=== DATASET ENTRIES ===
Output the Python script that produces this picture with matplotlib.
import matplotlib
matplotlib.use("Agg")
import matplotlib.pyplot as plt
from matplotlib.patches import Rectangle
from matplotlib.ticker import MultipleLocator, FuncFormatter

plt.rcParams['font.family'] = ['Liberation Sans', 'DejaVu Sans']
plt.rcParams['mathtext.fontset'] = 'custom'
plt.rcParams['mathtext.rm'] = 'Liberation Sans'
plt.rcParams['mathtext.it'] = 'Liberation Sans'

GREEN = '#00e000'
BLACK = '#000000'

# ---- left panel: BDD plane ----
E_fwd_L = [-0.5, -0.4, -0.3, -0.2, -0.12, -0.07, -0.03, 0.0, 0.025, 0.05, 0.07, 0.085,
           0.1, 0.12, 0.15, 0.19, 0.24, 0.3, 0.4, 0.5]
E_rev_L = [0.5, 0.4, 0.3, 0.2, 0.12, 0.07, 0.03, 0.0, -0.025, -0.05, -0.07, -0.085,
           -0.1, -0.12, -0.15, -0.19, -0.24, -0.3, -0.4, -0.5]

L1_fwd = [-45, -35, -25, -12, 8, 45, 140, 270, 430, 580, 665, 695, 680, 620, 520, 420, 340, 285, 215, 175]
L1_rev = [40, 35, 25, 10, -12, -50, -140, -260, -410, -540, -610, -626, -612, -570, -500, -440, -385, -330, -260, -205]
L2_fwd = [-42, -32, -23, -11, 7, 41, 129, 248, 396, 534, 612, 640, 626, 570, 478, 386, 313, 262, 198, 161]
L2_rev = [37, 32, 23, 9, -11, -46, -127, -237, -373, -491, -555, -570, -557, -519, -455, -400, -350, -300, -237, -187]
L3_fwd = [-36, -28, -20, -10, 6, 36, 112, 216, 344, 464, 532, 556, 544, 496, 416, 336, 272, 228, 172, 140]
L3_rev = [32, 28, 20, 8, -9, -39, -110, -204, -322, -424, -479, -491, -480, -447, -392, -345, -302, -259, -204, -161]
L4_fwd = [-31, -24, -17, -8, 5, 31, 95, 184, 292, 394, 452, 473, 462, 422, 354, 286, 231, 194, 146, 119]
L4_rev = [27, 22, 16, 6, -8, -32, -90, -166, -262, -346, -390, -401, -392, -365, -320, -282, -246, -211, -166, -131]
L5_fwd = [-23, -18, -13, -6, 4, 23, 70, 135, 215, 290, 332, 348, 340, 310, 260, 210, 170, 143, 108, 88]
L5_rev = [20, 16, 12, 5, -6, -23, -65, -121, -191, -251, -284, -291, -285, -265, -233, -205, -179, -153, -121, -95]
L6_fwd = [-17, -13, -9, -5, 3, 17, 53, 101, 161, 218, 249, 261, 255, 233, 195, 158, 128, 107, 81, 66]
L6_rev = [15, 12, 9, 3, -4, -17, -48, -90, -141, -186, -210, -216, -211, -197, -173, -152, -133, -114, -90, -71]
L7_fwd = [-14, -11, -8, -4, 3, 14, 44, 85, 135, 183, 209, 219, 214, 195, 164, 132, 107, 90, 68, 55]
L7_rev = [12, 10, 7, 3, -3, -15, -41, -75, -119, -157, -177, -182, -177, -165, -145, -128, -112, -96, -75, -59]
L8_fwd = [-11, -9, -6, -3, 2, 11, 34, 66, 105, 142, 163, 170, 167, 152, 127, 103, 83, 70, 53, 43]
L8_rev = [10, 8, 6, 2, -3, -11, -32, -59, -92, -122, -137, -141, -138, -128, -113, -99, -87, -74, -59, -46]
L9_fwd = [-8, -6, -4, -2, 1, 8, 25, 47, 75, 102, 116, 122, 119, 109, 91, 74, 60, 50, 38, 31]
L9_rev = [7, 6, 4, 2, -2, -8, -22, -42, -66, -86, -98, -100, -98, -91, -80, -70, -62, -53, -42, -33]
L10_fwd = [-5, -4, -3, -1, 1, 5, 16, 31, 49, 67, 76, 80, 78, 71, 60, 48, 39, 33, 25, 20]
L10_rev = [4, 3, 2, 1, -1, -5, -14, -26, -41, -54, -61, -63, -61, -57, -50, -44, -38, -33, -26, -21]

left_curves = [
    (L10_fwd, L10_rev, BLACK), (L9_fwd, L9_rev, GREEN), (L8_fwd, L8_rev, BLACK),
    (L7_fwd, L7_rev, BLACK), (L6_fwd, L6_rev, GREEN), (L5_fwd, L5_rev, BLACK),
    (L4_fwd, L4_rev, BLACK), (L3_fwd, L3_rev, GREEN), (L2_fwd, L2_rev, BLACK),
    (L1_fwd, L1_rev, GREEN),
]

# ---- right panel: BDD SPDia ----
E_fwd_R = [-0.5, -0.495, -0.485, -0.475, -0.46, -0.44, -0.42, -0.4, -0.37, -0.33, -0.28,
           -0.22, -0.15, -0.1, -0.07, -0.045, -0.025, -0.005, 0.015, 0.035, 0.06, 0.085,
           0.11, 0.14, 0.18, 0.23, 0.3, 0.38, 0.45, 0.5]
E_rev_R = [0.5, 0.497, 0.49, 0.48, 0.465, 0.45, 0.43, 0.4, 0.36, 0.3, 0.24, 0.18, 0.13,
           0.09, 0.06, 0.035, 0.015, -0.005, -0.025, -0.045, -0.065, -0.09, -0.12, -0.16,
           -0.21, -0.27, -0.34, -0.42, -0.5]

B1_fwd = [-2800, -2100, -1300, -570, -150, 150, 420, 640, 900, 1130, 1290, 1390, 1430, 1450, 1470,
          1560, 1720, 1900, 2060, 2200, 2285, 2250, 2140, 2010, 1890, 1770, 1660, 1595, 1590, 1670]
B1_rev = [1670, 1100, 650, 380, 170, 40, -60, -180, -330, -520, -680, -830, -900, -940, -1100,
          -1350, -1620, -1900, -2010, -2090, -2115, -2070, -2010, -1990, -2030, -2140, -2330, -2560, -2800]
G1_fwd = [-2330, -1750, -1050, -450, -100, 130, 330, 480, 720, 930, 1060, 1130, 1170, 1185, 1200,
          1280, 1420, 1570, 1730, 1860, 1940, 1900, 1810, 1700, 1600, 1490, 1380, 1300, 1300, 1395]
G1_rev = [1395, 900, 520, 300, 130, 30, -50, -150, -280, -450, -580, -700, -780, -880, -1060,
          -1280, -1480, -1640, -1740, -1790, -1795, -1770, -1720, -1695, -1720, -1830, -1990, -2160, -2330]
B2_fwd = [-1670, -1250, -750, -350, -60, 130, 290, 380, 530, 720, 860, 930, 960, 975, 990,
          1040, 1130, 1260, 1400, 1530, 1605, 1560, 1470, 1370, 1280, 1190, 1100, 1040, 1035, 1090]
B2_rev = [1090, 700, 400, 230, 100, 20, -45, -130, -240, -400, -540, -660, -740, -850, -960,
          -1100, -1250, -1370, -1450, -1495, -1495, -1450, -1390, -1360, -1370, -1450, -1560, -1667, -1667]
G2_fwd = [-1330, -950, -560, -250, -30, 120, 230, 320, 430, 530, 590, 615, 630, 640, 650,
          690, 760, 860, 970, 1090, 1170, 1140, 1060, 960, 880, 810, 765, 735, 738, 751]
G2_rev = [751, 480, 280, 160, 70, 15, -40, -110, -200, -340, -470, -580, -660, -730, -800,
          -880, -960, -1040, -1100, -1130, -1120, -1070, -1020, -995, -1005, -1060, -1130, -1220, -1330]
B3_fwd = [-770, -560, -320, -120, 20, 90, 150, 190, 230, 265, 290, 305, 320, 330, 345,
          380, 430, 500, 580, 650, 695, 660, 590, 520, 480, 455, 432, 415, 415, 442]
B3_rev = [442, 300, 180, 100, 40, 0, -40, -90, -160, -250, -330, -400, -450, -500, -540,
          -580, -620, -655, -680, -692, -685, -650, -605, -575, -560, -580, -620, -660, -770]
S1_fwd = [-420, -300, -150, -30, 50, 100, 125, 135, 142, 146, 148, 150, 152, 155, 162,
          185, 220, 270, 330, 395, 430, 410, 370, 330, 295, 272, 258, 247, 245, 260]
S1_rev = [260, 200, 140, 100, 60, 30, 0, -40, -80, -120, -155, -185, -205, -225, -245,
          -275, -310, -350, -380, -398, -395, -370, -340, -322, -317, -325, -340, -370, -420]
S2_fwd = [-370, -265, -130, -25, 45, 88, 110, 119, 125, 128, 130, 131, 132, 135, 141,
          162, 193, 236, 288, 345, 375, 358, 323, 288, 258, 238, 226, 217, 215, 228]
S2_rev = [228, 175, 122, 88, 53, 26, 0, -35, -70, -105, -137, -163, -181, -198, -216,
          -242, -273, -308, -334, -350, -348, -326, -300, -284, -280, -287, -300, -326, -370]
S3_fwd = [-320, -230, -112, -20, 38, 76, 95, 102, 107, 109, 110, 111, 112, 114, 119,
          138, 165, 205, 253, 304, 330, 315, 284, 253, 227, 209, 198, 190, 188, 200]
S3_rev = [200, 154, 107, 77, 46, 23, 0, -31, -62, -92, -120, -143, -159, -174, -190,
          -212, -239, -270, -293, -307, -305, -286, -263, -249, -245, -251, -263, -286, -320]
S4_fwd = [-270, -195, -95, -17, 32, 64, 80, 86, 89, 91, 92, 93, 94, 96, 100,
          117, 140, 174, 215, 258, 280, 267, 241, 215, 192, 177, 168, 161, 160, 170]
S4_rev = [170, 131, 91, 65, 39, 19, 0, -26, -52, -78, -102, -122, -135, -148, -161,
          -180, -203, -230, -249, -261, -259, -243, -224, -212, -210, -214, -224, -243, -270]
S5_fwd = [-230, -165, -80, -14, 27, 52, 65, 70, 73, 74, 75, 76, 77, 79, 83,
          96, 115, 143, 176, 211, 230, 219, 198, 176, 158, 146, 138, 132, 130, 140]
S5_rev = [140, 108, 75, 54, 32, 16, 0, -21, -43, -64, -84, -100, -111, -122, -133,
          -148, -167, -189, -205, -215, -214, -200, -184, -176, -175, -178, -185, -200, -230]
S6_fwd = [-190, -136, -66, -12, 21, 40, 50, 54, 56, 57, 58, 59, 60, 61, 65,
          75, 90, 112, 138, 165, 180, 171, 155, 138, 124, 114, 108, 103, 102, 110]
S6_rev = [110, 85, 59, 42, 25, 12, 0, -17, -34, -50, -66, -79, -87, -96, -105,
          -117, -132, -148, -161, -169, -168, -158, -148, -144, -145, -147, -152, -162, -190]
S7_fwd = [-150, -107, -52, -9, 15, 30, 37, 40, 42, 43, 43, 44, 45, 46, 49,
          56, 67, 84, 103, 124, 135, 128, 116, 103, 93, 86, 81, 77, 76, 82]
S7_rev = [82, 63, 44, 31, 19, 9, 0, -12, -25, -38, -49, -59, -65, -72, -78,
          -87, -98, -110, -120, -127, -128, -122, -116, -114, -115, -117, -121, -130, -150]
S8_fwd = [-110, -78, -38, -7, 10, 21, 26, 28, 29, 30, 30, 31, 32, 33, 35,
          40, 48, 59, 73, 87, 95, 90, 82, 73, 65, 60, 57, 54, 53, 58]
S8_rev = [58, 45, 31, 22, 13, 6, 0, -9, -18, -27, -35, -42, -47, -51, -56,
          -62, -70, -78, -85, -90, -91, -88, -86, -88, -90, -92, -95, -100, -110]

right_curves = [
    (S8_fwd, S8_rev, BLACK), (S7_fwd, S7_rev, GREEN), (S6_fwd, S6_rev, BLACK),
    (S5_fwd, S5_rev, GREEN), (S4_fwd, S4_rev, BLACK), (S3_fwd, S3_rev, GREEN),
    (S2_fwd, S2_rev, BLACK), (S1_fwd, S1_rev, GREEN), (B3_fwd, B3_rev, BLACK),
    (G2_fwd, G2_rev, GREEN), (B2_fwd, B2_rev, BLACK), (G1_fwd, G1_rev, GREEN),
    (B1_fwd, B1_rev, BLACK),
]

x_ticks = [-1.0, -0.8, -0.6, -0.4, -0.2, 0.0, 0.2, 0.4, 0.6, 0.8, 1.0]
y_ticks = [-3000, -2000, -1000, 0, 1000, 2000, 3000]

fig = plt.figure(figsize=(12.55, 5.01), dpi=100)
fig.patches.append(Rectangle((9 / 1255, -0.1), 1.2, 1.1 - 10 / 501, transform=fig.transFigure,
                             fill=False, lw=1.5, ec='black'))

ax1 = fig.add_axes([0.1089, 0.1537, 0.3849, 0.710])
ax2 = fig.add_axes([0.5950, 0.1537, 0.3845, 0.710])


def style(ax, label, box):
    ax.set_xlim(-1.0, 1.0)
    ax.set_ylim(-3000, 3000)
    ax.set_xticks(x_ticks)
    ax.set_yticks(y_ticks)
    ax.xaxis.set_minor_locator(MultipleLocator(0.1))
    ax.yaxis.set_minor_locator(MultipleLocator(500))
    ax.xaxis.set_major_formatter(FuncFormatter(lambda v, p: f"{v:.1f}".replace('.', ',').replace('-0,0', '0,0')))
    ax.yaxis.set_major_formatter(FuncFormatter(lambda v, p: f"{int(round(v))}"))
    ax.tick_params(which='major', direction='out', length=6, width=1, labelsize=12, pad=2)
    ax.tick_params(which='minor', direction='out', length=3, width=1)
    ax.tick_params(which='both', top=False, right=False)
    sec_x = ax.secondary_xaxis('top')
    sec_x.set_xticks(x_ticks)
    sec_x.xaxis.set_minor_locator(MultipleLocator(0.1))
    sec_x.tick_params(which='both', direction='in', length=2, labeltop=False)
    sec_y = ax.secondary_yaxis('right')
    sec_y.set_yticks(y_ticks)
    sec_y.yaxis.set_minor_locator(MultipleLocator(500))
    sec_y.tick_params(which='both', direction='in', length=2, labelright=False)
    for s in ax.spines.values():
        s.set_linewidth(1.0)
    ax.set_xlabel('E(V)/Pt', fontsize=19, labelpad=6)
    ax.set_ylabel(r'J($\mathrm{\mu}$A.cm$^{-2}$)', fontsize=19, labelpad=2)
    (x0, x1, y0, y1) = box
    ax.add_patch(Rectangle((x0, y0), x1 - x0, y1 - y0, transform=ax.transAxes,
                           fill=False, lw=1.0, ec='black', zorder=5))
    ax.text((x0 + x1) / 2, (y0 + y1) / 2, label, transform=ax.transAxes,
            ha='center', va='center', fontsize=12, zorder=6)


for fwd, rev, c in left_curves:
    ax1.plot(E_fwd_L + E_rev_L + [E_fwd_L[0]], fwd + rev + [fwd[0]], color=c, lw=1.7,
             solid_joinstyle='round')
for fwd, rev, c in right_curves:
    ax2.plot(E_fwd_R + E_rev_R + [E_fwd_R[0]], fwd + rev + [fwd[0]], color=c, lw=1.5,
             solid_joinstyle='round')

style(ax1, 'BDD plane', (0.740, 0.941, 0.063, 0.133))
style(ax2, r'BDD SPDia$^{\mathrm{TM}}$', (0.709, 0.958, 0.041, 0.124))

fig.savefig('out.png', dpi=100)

---

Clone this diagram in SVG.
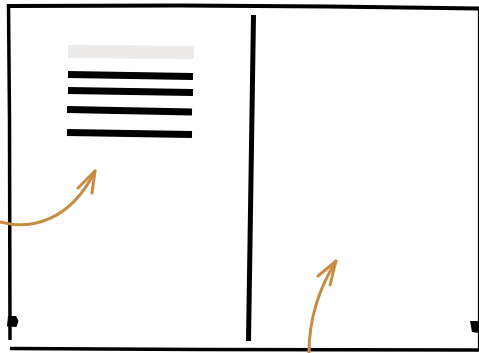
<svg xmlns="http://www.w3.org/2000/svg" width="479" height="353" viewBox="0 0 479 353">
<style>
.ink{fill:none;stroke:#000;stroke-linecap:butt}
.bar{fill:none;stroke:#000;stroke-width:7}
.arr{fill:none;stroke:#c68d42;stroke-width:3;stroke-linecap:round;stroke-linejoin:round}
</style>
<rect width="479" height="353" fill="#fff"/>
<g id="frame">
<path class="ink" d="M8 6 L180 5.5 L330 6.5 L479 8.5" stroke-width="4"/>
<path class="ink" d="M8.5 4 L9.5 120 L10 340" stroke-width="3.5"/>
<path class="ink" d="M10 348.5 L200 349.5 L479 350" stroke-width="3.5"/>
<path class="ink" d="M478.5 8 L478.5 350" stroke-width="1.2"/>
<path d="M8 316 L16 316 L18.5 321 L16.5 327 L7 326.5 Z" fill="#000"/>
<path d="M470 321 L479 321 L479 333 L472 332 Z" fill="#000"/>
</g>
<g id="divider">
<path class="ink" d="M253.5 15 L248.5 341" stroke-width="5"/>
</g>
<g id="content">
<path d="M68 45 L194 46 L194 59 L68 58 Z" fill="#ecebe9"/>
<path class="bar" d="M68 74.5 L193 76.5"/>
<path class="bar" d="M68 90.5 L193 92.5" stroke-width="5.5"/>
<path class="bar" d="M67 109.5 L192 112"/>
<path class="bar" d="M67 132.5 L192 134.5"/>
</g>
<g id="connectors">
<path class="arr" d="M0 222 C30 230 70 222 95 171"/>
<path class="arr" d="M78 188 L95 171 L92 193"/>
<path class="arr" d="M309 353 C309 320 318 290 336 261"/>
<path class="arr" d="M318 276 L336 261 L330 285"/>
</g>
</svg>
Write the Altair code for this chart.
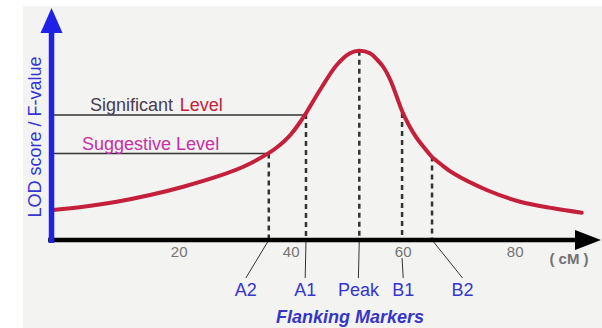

...

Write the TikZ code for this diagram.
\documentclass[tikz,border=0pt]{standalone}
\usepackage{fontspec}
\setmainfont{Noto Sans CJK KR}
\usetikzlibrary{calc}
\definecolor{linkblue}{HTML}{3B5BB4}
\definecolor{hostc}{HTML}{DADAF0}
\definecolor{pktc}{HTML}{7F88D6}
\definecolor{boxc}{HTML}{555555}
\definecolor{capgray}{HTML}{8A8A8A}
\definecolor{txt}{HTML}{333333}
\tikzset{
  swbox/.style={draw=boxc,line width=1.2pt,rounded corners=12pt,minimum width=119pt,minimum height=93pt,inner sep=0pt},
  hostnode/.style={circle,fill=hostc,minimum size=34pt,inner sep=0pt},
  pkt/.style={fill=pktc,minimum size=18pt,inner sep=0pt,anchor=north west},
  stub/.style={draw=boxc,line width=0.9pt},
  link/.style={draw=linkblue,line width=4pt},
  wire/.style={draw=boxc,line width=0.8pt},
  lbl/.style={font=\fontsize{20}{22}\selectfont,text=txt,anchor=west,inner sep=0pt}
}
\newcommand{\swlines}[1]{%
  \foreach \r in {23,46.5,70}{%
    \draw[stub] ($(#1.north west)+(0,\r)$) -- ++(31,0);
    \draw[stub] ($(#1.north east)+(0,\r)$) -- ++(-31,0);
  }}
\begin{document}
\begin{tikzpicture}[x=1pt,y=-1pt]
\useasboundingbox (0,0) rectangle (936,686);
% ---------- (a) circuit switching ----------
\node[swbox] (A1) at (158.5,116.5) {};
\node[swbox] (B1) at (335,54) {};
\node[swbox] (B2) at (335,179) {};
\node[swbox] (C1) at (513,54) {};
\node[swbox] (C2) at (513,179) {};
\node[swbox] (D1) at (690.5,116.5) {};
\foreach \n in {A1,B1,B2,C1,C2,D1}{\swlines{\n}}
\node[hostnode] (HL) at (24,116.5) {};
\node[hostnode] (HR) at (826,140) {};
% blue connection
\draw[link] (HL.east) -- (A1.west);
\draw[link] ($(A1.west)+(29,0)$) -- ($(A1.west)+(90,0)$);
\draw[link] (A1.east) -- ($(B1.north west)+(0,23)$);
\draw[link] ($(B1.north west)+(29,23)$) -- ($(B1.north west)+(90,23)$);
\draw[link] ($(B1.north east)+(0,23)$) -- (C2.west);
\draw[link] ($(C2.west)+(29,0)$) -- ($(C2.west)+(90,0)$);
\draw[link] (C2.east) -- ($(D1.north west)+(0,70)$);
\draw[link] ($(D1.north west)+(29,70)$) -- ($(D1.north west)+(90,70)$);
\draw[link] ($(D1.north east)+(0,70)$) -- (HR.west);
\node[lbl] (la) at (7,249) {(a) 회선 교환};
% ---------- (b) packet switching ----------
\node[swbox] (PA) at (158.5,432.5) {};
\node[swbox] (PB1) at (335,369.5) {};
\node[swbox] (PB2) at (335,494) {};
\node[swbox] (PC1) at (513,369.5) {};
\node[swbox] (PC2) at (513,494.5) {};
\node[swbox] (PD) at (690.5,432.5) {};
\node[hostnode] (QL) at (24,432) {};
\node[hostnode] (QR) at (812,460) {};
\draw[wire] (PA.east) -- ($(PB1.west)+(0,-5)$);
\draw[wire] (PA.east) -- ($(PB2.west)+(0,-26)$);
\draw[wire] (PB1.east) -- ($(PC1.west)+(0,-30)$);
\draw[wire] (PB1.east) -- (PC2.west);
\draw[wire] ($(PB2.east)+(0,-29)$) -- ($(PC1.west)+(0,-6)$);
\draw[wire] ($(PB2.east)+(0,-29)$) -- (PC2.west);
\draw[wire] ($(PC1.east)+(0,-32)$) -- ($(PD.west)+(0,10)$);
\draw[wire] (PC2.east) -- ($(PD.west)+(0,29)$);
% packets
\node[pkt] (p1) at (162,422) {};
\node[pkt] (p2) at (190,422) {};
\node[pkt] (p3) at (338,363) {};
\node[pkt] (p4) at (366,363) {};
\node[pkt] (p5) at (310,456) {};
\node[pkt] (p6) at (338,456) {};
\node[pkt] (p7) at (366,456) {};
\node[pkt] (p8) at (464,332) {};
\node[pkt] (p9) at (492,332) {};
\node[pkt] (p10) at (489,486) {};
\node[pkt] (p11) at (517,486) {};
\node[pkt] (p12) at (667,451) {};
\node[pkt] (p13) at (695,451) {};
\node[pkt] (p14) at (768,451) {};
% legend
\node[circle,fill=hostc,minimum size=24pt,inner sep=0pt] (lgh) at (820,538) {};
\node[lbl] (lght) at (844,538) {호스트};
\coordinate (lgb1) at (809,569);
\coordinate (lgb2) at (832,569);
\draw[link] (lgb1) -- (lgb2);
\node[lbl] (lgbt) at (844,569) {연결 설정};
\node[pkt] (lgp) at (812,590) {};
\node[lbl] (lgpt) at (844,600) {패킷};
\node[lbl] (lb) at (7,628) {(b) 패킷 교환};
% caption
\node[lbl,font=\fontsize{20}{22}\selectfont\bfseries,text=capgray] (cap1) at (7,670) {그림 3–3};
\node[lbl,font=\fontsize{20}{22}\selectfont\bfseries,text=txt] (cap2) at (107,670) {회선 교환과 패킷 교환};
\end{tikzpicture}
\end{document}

=== STATED GOAL ===
Begin at the line that has "Output the Python", stop after the line that has "-0.1, -0.12, -0.15, -0.19, -0.24, -0.3, -0.4, -0.5]", and repeat exactly those lines, nothing more.

=== FULL SOLUTION ===
Output the Python script that produces this picture with matplotlib.
import matplotlib
matplotlib.use("Agg")
import matplotlib.pyplot as plt
from matplotlib.patches import Rectangle
from matplotlib.ticker import MultipleLocator, FuncFormatter

plt.rcParams['font.family'] = ['Liberation Sans', 'DejaVu Sans']
plt.rcParams['mathtext.fontset'] = 'custom'
plt.rcParams['mathtext.rm'] = 'Liberation Sans'
plt.rcParams['mathtext.it'] = 'Liberation Sans'

GREEN = '#00e000'
BLACK = '#000000'

# ---- left panel: BDD plane ----
E_fwd_L = [-0.5, -0.4, -0.3, -0.2, -0.12, -0.07, -0.03, 0.0, 0.025, 0.05, 0.07, 0.085,
           0.1, 0.12, 0.15, 0.19, 0.24, 0.3, 0.4, 0.5]
E_rev_L = [0.5, 0.4, 0.3, 0.2, 0.12, 0.07, 0.03, 0.0, -0.025, -0.05, -0.07, -0.085,
           -0.1, -0.12, -0.15, -0.19, -0.24, -0.3, -0.4, -0.5]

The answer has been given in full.